▶ [PROBLEM TO WORK ON]:
Give again the entries below exactly, beginning at the first line and ending at the line with "pw, ph = W - L - R, H - T - B".

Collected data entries
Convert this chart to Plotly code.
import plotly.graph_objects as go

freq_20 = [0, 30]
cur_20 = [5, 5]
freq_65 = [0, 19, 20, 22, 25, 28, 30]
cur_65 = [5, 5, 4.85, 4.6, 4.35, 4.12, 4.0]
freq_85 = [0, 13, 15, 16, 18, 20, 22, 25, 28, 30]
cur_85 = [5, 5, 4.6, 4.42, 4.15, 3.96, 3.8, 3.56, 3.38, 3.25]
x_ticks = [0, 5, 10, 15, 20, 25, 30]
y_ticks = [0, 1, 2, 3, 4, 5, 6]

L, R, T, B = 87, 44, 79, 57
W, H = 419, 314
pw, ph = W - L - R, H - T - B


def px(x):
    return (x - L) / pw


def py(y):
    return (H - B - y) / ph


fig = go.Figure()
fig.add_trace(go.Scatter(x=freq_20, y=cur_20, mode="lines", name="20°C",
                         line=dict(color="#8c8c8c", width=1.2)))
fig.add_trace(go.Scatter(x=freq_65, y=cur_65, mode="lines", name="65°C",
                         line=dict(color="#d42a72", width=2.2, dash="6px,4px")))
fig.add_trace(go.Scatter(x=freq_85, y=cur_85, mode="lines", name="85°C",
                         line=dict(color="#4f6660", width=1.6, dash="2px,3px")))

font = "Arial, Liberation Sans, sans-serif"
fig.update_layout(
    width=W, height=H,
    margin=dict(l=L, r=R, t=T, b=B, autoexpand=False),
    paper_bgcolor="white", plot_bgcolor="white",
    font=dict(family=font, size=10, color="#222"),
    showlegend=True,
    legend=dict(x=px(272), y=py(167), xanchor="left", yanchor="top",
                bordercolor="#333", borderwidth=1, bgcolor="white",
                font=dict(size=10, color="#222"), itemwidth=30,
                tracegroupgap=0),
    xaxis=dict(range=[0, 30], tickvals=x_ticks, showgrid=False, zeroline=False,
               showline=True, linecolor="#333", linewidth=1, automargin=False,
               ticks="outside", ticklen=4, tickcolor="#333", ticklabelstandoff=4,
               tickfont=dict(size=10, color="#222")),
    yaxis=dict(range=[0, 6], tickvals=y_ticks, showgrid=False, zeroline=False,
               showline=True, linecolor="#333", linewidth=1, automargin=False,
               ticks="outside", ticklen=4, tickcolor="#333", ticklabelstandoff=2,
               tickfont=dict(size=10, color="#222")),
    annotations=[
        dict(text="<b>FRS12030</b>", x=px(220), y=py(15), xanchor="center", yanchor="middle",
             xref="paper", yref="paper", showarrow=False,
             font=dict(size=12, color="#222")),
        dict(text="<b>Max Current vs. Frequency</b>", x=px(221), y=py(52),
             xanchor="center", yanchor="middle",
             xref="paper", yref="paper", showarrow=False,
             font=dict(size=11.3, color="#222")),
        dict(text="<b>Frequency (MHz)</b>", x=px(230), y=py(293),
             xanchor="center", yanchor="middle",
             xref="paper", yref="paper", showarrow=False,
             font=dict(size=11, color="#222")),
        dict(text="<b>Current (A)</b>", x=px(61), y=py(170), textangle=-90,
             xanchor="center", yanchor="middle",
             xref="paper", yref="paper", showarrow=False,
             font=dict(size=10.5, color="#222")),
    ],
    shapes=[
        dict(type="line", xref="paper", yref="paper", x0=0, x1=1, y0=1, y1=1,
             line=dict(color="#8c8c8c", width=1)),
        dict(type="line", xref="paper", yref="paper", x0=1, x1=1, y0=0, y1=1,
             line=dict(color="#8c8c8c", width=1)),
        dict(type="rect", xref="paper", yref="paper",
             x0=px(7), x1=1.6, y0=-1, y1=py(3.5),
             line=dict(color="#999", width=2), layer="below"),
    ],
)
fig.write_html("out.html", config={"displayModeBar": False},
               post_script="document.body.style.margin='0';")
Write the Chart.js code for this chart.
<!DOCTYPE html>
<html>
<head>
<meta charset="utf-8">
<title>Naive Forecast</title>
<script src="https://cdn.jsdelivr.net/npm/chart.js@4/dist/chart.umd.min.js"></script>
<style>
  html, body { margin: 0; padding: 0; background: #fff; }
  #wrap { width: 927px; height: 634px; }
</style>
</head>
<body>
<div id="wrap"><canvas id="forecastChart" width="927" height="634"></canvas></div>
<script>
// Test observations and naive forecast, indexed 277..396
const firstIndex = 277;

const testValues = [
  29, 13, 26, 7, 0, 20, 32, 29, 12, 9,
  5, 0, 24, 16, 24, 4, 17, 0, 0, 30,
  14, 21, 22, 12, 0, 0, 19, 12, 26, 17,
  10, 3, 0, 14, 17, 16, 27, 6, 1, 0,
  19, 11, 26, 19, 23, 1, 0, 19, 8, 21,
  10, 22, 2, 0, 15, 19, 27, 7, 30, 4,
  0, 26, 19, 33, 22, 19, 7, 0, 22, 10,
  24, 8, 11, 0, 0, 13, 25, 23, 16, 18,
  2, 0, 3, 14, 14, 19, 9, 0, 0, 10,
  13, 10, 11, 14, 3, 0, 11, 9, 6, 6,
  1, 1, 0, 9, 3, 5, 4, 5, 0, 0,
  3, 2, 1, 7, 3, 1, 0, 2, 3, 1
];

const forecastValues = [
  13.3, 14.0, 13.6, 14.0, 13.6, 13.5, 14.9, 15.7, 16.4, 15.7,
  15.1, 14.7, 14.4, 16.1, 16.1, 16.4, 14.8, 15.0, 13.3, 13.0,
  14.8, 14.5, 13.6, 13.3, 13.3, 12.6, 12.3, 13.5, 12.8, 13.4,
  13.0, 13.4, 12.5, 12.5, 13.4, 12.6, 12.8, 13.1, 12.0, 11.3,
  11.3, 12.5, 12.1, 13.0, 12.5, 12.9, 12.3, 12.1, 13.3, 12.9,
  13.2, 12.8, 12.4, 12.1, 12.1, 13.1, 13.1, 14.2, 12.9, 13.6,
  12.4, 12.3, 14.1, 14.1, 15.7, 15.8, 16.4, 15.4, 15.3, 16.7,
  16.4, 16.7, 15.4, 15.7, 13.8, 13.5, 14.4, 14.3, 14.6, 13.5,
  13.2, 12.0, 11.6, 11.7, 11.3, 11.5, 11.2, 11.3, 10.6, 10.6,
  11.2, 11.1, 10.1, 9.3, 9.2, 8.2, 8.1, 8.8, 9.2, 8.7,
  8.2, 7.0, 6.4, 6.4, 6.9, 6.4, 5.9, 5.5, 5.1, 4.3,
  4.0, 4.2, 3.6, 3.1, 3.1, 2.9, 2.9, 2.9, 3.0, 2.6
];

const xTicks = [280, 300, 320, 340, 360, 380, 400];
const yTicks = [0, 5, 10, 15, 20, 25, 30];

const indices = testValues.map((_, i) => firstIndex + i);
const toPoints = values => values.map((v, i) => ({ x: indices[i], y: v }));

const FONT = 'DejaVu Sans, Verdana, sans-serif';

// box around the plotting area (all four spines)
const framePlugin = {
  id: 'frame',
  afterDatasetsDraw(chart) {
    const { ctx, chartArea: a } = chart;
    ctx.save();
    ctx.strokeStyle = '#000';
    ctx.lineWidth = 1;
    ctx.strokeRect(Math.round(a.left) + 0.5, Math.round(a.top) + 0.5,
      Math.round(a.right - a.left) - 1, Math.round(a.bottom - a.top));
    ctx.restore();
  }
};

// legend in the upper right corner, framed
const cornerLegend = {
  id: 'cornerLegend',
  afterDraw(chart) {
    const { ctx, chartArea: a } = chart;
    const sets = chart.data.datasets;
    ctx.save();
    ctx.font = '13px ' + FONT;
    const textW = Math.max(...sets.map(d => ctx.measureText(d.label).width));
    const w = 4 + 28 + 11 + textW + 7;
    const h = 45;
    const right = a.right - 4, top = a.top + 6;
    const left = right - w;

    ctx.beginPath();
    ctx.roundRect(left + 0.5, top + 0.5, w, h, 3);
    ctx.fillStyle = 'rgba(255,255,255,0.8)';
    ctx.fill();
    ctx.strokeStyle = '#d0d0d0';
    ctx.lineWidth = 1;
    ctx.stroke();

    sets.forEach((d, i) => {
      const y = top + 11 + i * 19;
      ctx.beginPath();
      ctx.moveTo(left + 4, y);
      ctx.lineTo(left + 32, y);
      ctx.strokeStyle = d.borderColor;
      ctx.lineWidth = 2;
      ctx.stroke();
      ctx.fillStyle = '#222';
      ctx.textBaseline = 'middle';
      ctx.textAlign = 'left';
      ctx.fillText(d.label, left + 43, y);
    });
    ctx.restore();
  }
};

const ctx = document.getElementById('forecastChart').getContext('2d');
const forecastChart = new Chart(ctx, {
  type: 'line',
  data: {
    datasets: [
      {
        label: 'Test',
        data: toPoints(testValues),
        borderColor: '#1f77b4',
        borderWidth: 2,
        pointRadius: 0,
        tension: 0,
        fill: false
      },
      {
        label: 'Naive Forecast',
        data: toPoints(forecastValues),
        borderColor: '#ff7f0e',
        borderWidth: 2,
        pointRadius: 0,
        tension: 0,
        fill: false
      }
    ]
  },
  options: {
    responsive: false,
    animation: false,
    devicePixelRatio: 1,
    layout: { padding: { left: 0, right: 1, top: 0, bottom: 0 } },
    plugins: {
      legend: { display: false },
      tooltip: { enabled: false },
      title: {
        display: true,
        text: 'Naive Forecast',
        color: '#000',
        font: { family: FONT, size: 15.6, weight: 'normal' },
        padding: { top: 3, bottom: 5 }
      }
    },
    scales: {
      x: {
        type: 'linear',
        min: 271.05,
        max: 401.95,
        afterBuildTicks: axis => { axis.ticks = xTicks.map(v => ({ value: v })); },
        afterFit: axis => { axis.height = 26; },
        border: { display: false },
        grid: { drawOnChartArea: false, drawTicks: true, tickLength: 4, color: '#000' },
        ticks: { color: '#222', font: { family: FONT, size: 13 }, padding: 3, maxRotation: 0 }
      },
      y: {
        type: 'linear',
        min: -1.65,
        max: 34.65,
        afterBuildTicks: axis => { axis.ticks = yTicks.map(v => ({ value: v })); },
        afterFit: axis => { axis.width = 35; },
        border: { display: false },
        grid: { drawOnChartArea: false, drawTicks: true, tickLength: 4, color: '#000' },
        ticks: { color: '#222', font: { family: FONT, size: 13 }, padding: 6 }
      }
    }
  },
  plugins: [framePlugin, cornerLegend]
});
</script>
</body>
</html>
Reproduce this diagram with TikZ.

▶ [THE COMPLETED TASK]:
Convert this chart to Plotly code.
import plotly.graph_objects as go

freq_20 = [0, 30]
cur_20 = [5, 5]
freq_65 = [0, 19, 20, 22, 25, 28, 30]
cur_65 = [5, 5, 4.85, 4.6, 4.35, 4.12, 4.0]
freq_85 = [0, 13, 15, 16, 18, 20, 22, 25, 28, 30]
cur_85 = [5, 5, 4.6, 4.42, 4.15, 3.96, 3.8, 3.56, 3.38, 3.25]
x_ticks = [0, 5, 10, 15, 20, 25, 30]
y_ticks = [0, 1, 2, 3, 4, 5, 6]

L, R, T, B = 87, 44, 79, 57
W, H = 419, 314
pw, ph = W - L - R, H - T - B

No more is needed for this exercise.